Here’s a play-by-play on what we’re watching for:
- The Impulse Wave sets in with an uptrend. Leg 1 is followed by a pause in leg 2, and then a long continuation with Leg 3.
- Once Leg 4 in the Impulse Wave is complete, we want to mark the LOW. Why? Because that will be our line in the sand when the Corrective Wave sets in.
- The final Impulse Wave finished with Leg 5. We want to mark the HIGH. This is the high that we’ll be monitoring with the Correction.
- Next there’s a sharp move down, signaling the start of the Corrective Wave (Leg A) with a brief pause.

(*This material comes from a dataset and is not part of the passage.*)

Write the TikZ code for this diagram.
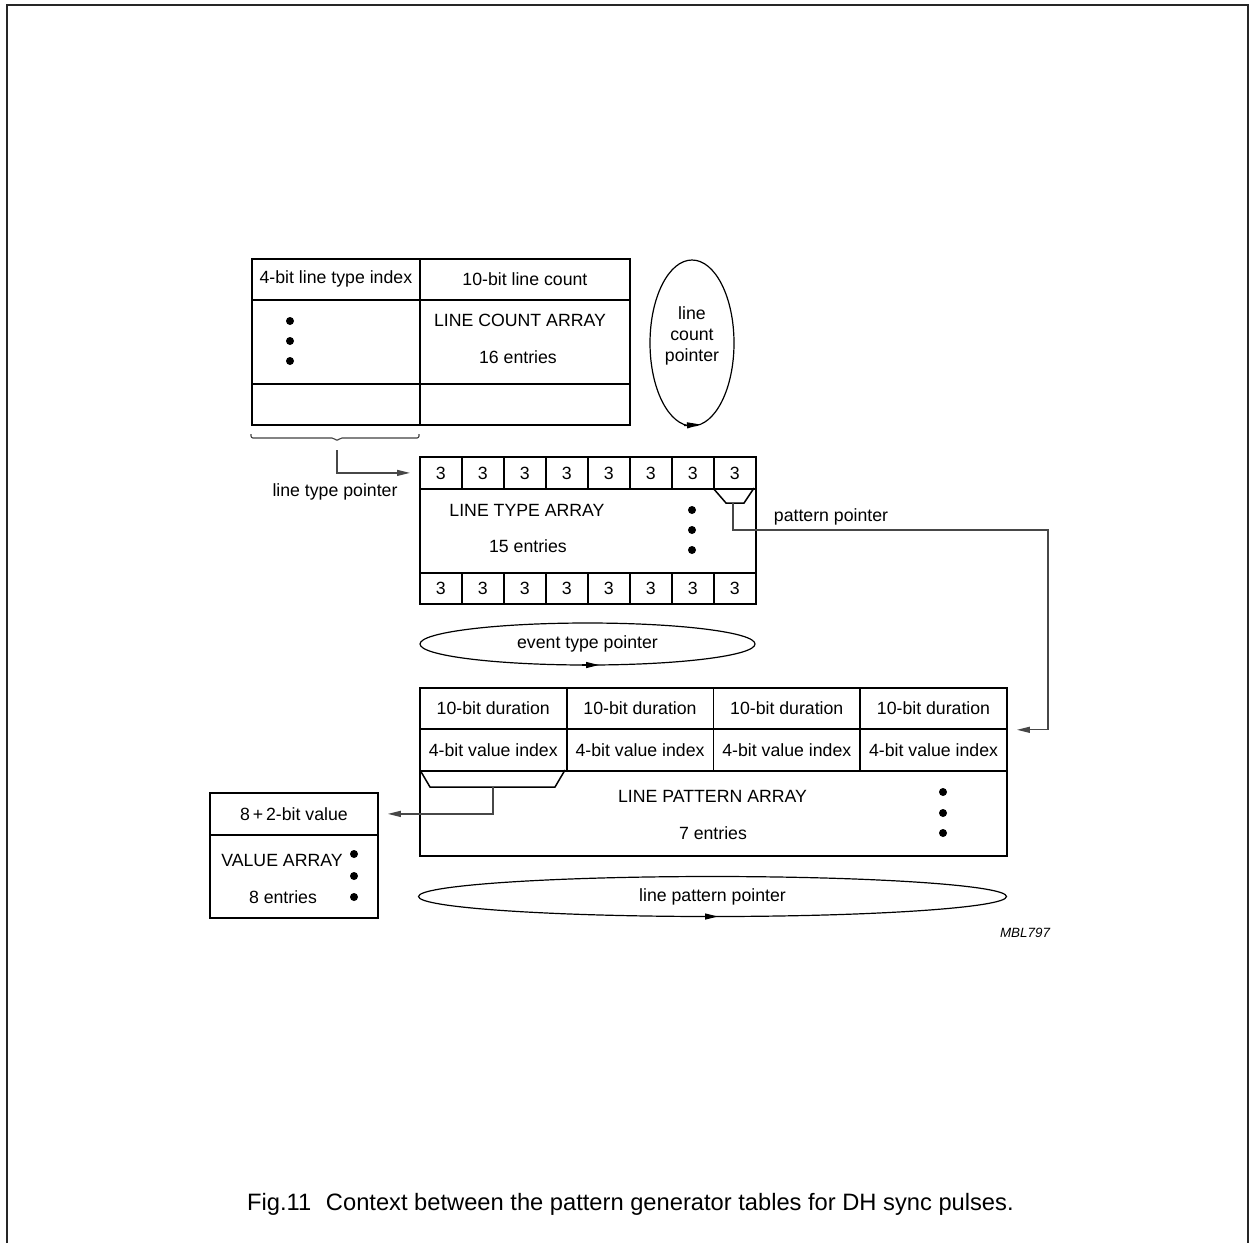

- When Leg B of the Corrective Wave starts, we’re watching to see if the high established with Leg 5 is taken out. It isn’t. The Correction is confirmed. Now we need to monitor Leg 4 of the Impulse to see if the low is taken out.
- When Leg C of the Corrective Wave runs past the low established in Leg 4, we can trade with that trend — downward.
Once you know where the prior lows or highs are, entering with an Elliott Wave becomes incredibly easy!
For this setup, you’re looking for two basic conditions…
- Reversal: If the prior high in the Impulse Trend is not overtaken, and a new low established — look for a reversal and a downward trend to ensue.
- Continuation: If the prior high is not overtaken, but the prior low remains intact — start stalking a trade with the prior Impulse Wave trend.
More often than not, you can simply choose to enter when the high isn’t taken out at the end of the Leg. Here’s a quick sketch of what you’re looking for.
Bear in mind that depending on your trading time frame — your standard risk/reward rules should always apply.
Put a different way: Don’t stay in the trade longer than you normally would. Exit with your regular targets and honor your stops — even if they’re hit much earlier than you would like.
Profiting safely with Elliott Waves
There are literally thousands of Elliott Wave articles, videos and courses available. There are even 21 variations of the Corrective Wave. Consistently profitable traders live by one mantra that has kept their account alive and profits flowing — in all kinds of market conditions.
That mantra? Keep it simple.
Either the conditions exist, or they don’t. Save your heart and your account from the pain of trying to guess. If you don’t see it — don’t trade it. All too often, traders get so caught up in the maze of patterns, indicators and strategies that their charts become a jumbled mess.
This takes away from the joy of trading and adds avoidable risk.
Another key to profiting with Elliott Waves is to be selective. Just because you see a wave, doesn’t mean you should trade it.
Perfect example: If you see a textbook Impulse Wave followed by a Correction unfolding right before an interest rate announcement — should you jump in with the trend? Of course not! That announcement has the power to send the market in a totally different direction.
Talk about a rogue wave coming your way. Steer clear. Let the market unfold and apply your standard event-based trading strategies.
Consider Elliott Wave analysis as a supplemental strategy. Your own personal Market Wave Monitor that you can use for entry and exit confirmation.
Add this analysis to your chart and ride the wave of profits this analysis delivers.